In 1977, Janet Guthrie, born in Iowa City, became the first woman to race in the Indianapolis 500 and the Daytona 500.
The nation’s first female lawyer, Arabella Babb Mansfield, was born May 23, 1846, near Burlington (pop. 26,839), and was admitted to the Iowa bar in 1869.
In 1998, residents of Dyersville (pop. 4,035) gained national attention by collectively losing 3,998 pounds in 10 weeks. Their Fight the Fat campaign inspired a book, The Town that Lost a Ton.

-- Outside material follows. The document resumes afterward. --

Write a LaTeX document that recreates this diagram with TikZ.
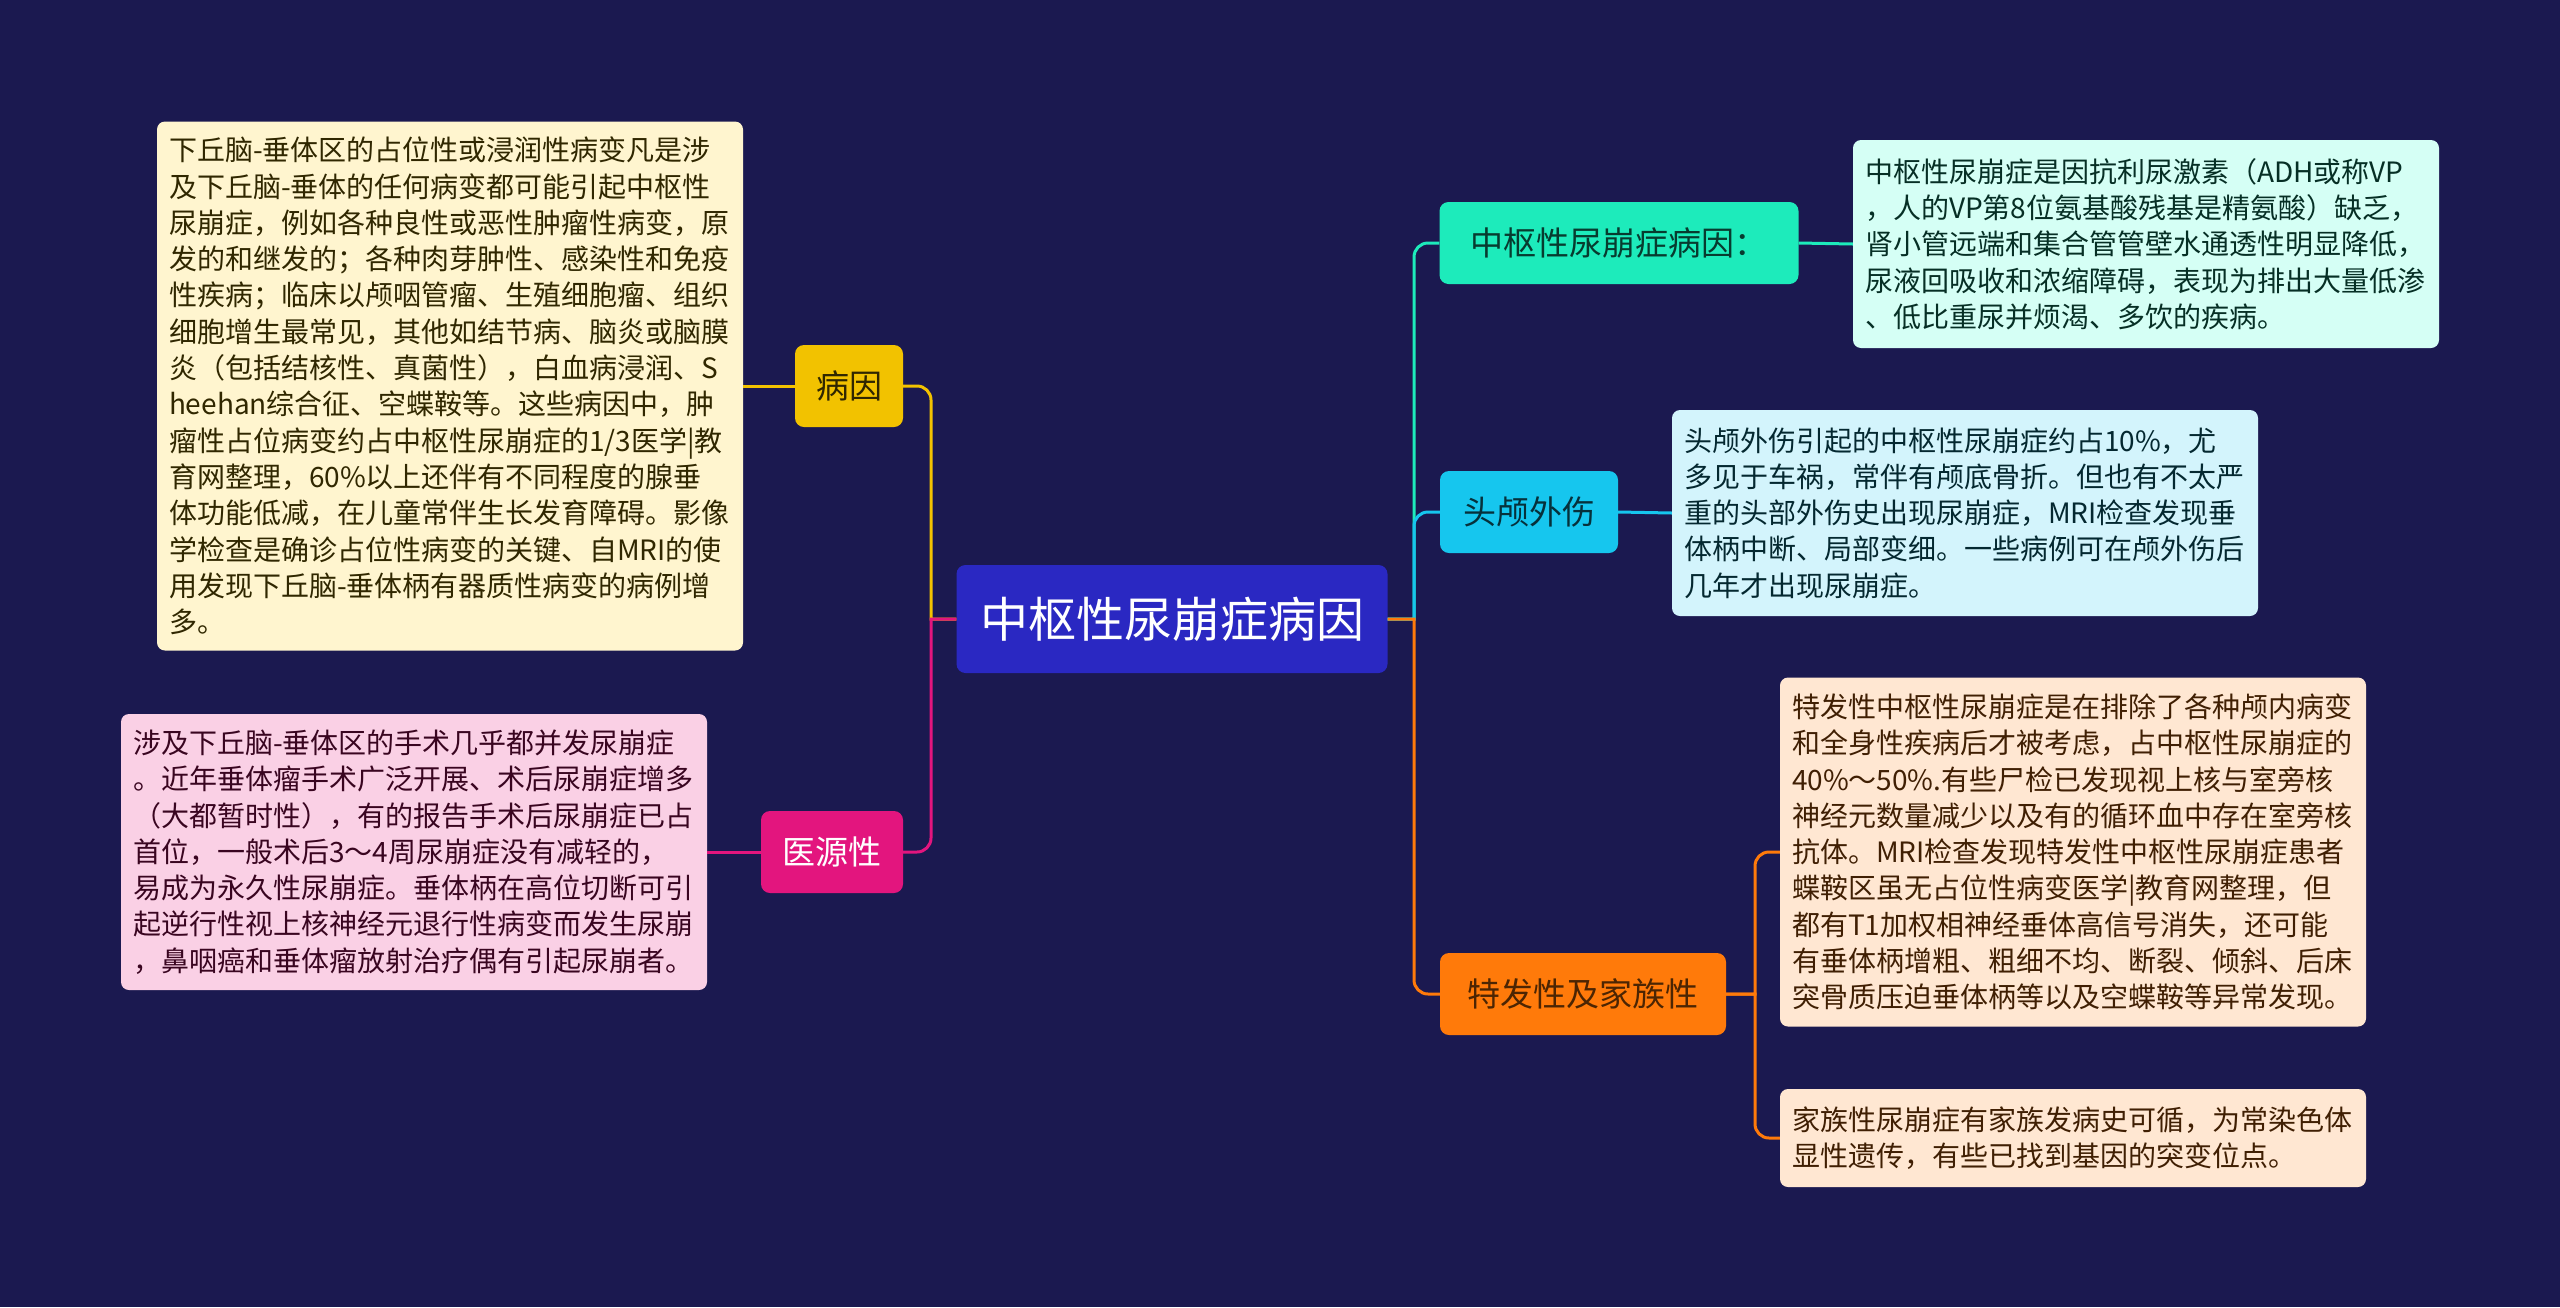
\documentclass[tikz,border=0pt]{standalone}
\usepackage{fontspec}
\setmainfont{Noto Sans CJK SC}
\usepackage{tikz}
\usetikzlibrary{calc, positioning}

\definecolor{bg}{HTML}{1B1950}
\definecolor{rootc}{HTML}{2A28C2}
\definecolor{yel}{HTML}{F2C200}
\definecolor{pnk}{HTML}{E3157E}
\definecolor{tea}{HTML}{1DEBBB}
\definecolor{cya}{HTML}{16C6EE}
\definecolor{org}{HTML}{FF7A0A}
\definecolor{yelbox}{HTML}{FFF5CF}
\definecolor{pnkbox}{HTML}{FAD0E5}
\definecolor{teabox}{HTML}{D5FFF5}
\definecolor{cyabox}{HTML}{D3F4FC}
\definecolor{orgbox}{HTML}{FFE7D2}

\begin{document}
\begin{tikzpicture}[x=1pt, y=-1pt,
  txt/.style={rounded corners=8pt, inner xsep=12pt, inner ysep=0pt, text width=562pt, align=left, font=\fontsize{28pt}{36.3pt}\selectfont},
  brn/.style={rounded corners=9pt, minimum height=82pt, inner xsep=0pt, font=\fontsize{33pt}{40pt}\selectfont},
  ln/.style={line width=3pt}]
\fill[bg] (0,0) rectangle (2560,1307);
\useasboundingbox (0,0) rectangle (2560,1307);

\node[rounded corners=9pt, fill=rootc, text=white, minimum width=431pt, minimum height=108pt, font=\fontsize{48pt}{54pt}\selectfont] (root) at (1172,619) {中枢性尿崩症病因};

\node[brn, fill=yel, text=yel!20!black, minimum width=108pt] (bingyin) at (849,386) {病因};
\node[brn, fill=pnk, text=white, minimum width=142pt] (yiyuan) at (832,852) {医源性};
\node[brn, fill=tea, text=tea!25!black, minimum width=359pt] (cause) at (1619,243) {中枢性尿崩症病因：};
\node[brn, fill=cya, text=cya!25!black, minimum width=178pt] (trauma) at (1529,512) {头颅外伤};
\node[brn, fill=org, text=org!30!black, minimum width=286pt] (idio) at (1583,994) {特发性及家族性};

\node[txt, fill=yelbox, text=yel!20!black, minimum height=529pt] (ybox) at (450,386) {下丘脑-垂体区的占位性或浸润性病变凡是涉\\及下丘脑-垂体的任何病变都可能引起中枢性\\尿崩症，例如各种良性或恶性肿瘤性病变，原\\发的和继发的；各种肉芽肿性、感染性和免疫\\性疾病；临床以颅咽管瘤、生殖细胞瘤、组织\\细胞增生最常见，其他如结节病、脑炎或脑膜\\炎（包括结核性、真菌性），白血病浸润、S\\heehan综合征、空蝶鞍等。这些病因中，肿\\瘤性占位病变约占中枢性尿崩症的1/3医学|教\\育网整理，60\%以上还伴有不同程度的腺垂\\体功能低减，在儿童常伴生长发育障碍。影像\\学检查是确诊占位性病变的关键、自MRI的使\\用发现下丘脑-垂体柄有器质性病变的病例增\\多。};
\node[txt, fill=pnkbox, text=pnk!25!black, minimum height=276pt] (pbox) at (414,852) {涉及下丘脑-垂体区的手术几乎都并发尿崩症\\。近年垂体瘤手术广泛开展、术后尿崩症增多\\（大都暂时性），有的报告手术后尿崩症已占\\首位，一般术后3～4周尿崩症没有减轻的，\\易成为永久性尿崩症。垂体柄在高位切断可引\\起逆行性视上核神经元退行性病变而发生尿崩\\，鼻咽癌和垂体瘤放射治疗偶有引起尿崩者。};
\node[txt, fill=teabox, text=tea!20!black, minimum height=208pt] (tbox) at (2146,244) {中枢性尿崩症是因抗利尿激素（ADH或称VP\\，人的VP第8位氨基酸残基是精氨酸）缺乏，\\肾小管远端和集合管管壁水通透性明显降低，\\尿液回吸收和浓缩障碍，表现为排出大量低渗\\、低比重尿并烦渴、多饮的疾病。};
\node[txt, fill=cyabox, text=cya!20!black, minimum height=206pt] (cbox) at (1965,513) {头颅外伤引起的中枢性尿崩症约占10\%，尤\\多见于车祸，常伴有颅底骨折。但也有不太严\\重的头部外伤史出现尿崩症，MRI检查发现垂\\体柄中断、局部变细。一些病例可在颅外伤后\\几年才出现尿崩症。};
\node[txt, fill=orgbox, text=org!25!black, minimum height=349pt] (obox) at (2073,852) {特发性中枢性尿崩症是在排除了各种颅内病变\\和全身性疾病后才被考虑，占中枢性尿崩症的\\40\%～50\%.有些尸检已发现视上核与室旁核\\神经元数量减少以及有的循环血中存在室旁核\\抗体。MRI检查发现特发性中枢性尿崩症患者\\蝶鞍区虽无占位性病变医学|教育网整理，但\\都有T1加权相神经垂体高信号消失，还可能\\有垂体柄增粗、粗细不均、断裂、倾斜、后床\\突骨质压迫垂体柄等以及空蝶鞍等异常发现。};
\node[txt, fill=orgbox, text=org!25!black, minimum height=98pt] (fbox) at (2073,1138) {家族性尿崩症有家族发病史可循，为常染色体\\显性遗传，有些已找到基因的突变位点。};

\coordinate (ljoin) at (931,619);
\coordinate (rjoin) at (1414,619);
\coordinate (ojoin) at (1755,994);

\draw[ln, yel] (root.west) -- (ljoin) [rounded corners=14pt] |- (bingyin.east);
\draw[ln, pnk] (root.west) -- (ljoin) [rounded corners=14pt] |- (yiyuan.east);
\draw[ln, yel] (bingyin.west) -- (ybox.east);
\draw[ln, pnk] (yiyuan.west) -- (pbox.east);

\draw[ln, tea] (root.east) -- (rjoin) [rounded corners=14pt] |- (cause.west);
\draw[ln, cya] (root.east) -- (rjoin) [rounded corners=14pt] |- (trauma.west);
\draw[ln, org] (root.east) -- (rjoin) [rounded corners=14pt] |- (idio.west);
\draw[ln, tea] (cause.east) -- (tbox.west);
\draw[ln, cya] (trauma.east) -- (cbox.west);
\draw[ln, org] (idio.east) -- (ojoin) [rounded corners=14pt] |- (obox.west);
\draw[ln, org] (idio.east) -- (ojoin) [rounded corners=14pt] |- (fbox.west);
\end{tikzpicture}
\end{document}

In 1906, schoolchildren in Clarion (pop. 2,968) gave four-leaf clovers to Superintendent O.H. Benson during a visit and inspired the emblem for the area’s agriculture clubs: 4-H.

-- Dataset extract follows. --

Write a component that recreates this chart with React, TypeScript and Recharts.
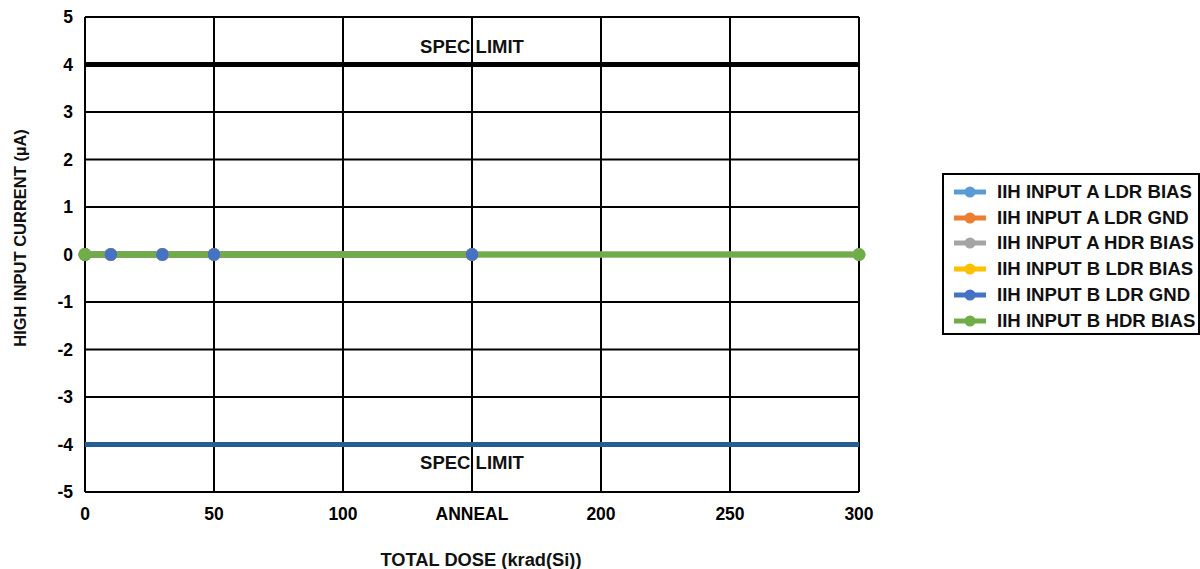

The Quakers of Henry County provided much help on the Underground Railway, and one of their stations—the Lewelling House, with its trap door and hidden tunnel, in Salem (pop. 464)—is open to the public.
Fort Madison, the first U.S. fort on the upper Mississippi, was built in 1808 and abandoned in 1813 due to constant Indian harassment. In 1965, part of the cellar of one blockhouse was uncovered by chance in a parking lot in what is now the city of Fort Madison (pop. 10,715).
The Winnebago County Fair was judged “one of the best in the Midwest” in the May/June 2000 issue of Home and Away, the magazine of the American Automobile Association.
The Sheldon High School Summer Theatre in Sheldon (pop. 4,937) lays claim to being the only high school repertory theater in Iowa, and one of only a few in the nation that presents a different play for each week in June and July.
The International Wrestling Institute and Museum is located in Newton (pop. 14,789). Former professional wrestler and Minnesota governor Jesse Ventura was among its 2003 Hall of Fame inductees.
Keokuk (pop. 11,427) was home at various times to John Wayne, Roger Maris, and Samuel Clemens.
The Des Moines Register has been published since 1849, and bills itself as “The newspaper Iowa depends upon.”
The National Sprint Car Hall of Fame and Museum in Knoxville (pop. 7,731) is dedicated to preserving the history of sprint car racing.
Snake Alley in Burlington (pop. 28,839), a block-long brick road laid out in 1894, is dubbed the most crooked street in the world by Ripley’s Believe It or Not. It has five half-circle turns, and two quarter-turns within its 275 feet.
Every farmer in the state grows enough food and fiber on average to feed 279 people.